#### Data extract

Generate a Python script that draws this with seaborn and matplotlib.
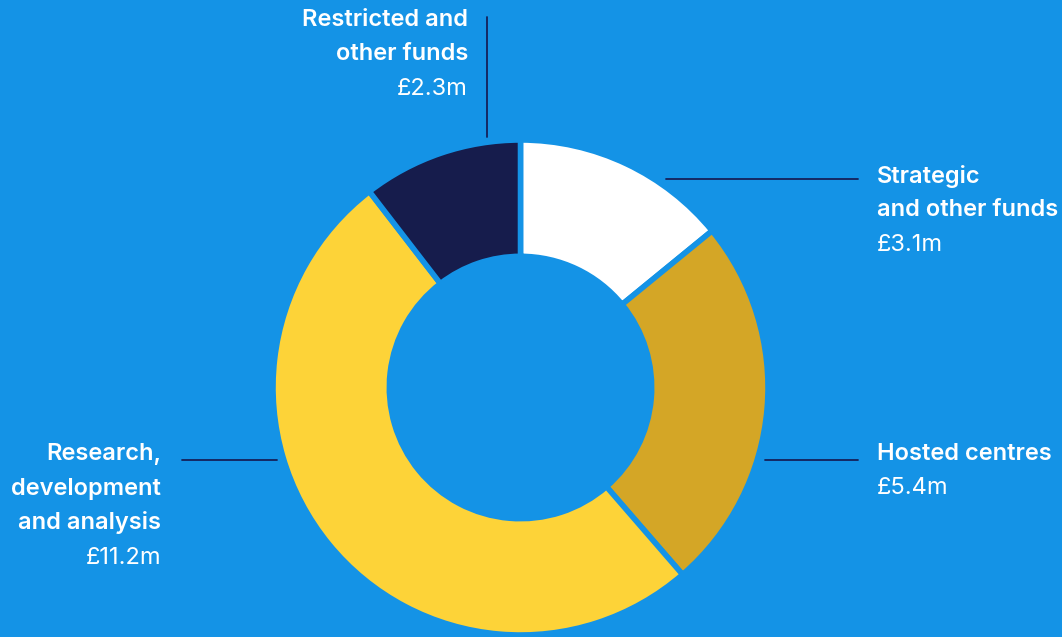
import seaborn as sns
import matplotlib.pyplot as plt

# funding split, clockwise from 12 o'clock
labels = ['Strategic\nand other funds', 'Hosted centres', 'Research,\ndevelopment\nand analysis', 'Restricted and\nother funds']
values = [3.1, 5.4, 11.2, 2.3]
amounts = ['£3.1m', '£5.4m', '£11.2m', '£2.3m']
colours = ['#FFFFFF', '#D4A626', '#FDD338', '#161C4C']

bg = '#1493E6'
line_col = '#15205A'

sns.set_style('white')
plt.rcParams['font.family'] = ['Inter', 'DejaVu Sans']

fig = plt.figure(figsize=(10.62, 6.37), dpi=100, facecolor=bg)
ax = fig.add_axes([0, 0, 1, 1])
ax.set_facecolor(bg)

cx, cy, r = 520.5, 637 - 387.5, 247.5
ax.pie(values, colors=colours, startangle=90, counterclock=False,
       center=(cx, cy), radius=r,
       wedgeprops=dict(width=r * 0.47, edgecolor=bg, linewidth=4))
ax.set_xlim(0, 1062)
ax.set_ylim(0, 637)
ax.set_aspect('equal')
ax.axis('off')

Y = lambda y: 637 - y

# leader lines
ax.plot([666, 858], [Y(179), Y(179)], color=line_col, lw=1.3)
ax.plot([765, 858], [Y(460), Y(460)], color=line_col, lw=1.3)
ax.plot([182, 277], [Y(460), Y(460)], color=line_col, lw=1.3)
ax.plot([487, 487], [Y(17), Y(137)], color=line_col, lw=1.3)

def block(x, y0, text, amount, ha):
    lines = text.split('\n')
    step = 34.5
    for i, ln in enumerate(lines):
        ax.text(x, Y(y0 + i * step), ln, ha=ha, va='center', fontsize=17,
                fontweight='semibold', color='white')
    ax.text(x, Y(y0 + len(lines) * step), amount, ha=ha, va='center',
            fontsize=17, color='white')

block(877, 176, labels[0], amounts[0], 'left')
block(877, 454, labels[1], amounts[1], 'left')
block(161, 454, labels[2], amounts[2], 'right')
block(468, 20, labels[3], amounts[3], 'right')

fig.savefig('out.png', dpi=100, facecolor=bg)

########

◆ **Exercise**: Quote the material exactly. Pictures stay out.

◆ **Answer to this problem**:
Generate a Python script that draws this with seaborn and matplotlib.
import seaborn as sns
import matplotlib.pyplot as plt

# funding split, clockwise from 12 o'clock
labels = ['Strategic\nand other funds', 'Hosted centres', 'Research,\ndevelopment\nand analysis', 'Restricted and\nother funds']
values = [3.1, 5.4, 11.2, 2.3]
amounts = ['£3.1m', '£5.4m', '£11.2m', '£2.3m']
colours = ['#FFFFFF', '#D4A626', '#FDD338', '#161C4C']

bg = '#1493E6'
line_col = '#15205A'

sns.set_style('white')
plt.rcParams['font.family'] = ['Inter', 'DejaVu Sans']

fig = plt.figure(figsize=(10.62, 6.37), dpi=100, facecolor=bg)
ax = fig.add_axes([0, 0, 1, 1])
ax.set_facecolor(bg)

cx, cy, r = 520.5, 637 - 387.5, 247.5
ax.pie(values, colors=colours, startangle=90, counterclock=False,
       center=(cx, cy), radius=r,
       wedgeprops=dict(width=r * 0.47, edgecolor=bg, linewidth=4))
ax.set_xlim(0, 1062)
ax.set_ylim(0, 637)
ax.set_aspect('equal')
ax.axis('off')

Y = lambda y: 637 - y

# leader lines
ax.plot([666, 858], [Y(179), Y(179)], color=line_col, lw=1.3)
ax.plot([765, 858], [Y(460), Y(460)], color=line_col, lw=1.3)
ax.plot([182, 277], [Y(460), Y(460)], color=line_col, lw=1.3)
ax.plot([487, 487], [Y(17), Y(137)], color=line_col, lw=1.3)

def block(x, y0, text, amount, ha):
    lines = text.split('\n')
    step = 34.5
    for i, ln in enumerate(lines):
        ax.text(x, Y(y0 + i * step), ln, ha=ha, va='center', fontsize=17,
                fontweight='semibold', color='white')
    ax.text(x, Y(y0 + len(lines) * step), amount, ha=ha, va='center',
            fontsize=17, color='white')

block(877, 176, labels[0], amounts[0], 'left')
block(877, 454, labels[1], amounts[1], 'left')
block(161, 454, labels[2], amounts[2], 'right')
block(468, 20, labels[3], amounts[3], 'right')

fig.savefig('out.png', dpi=100, facecolor=bg)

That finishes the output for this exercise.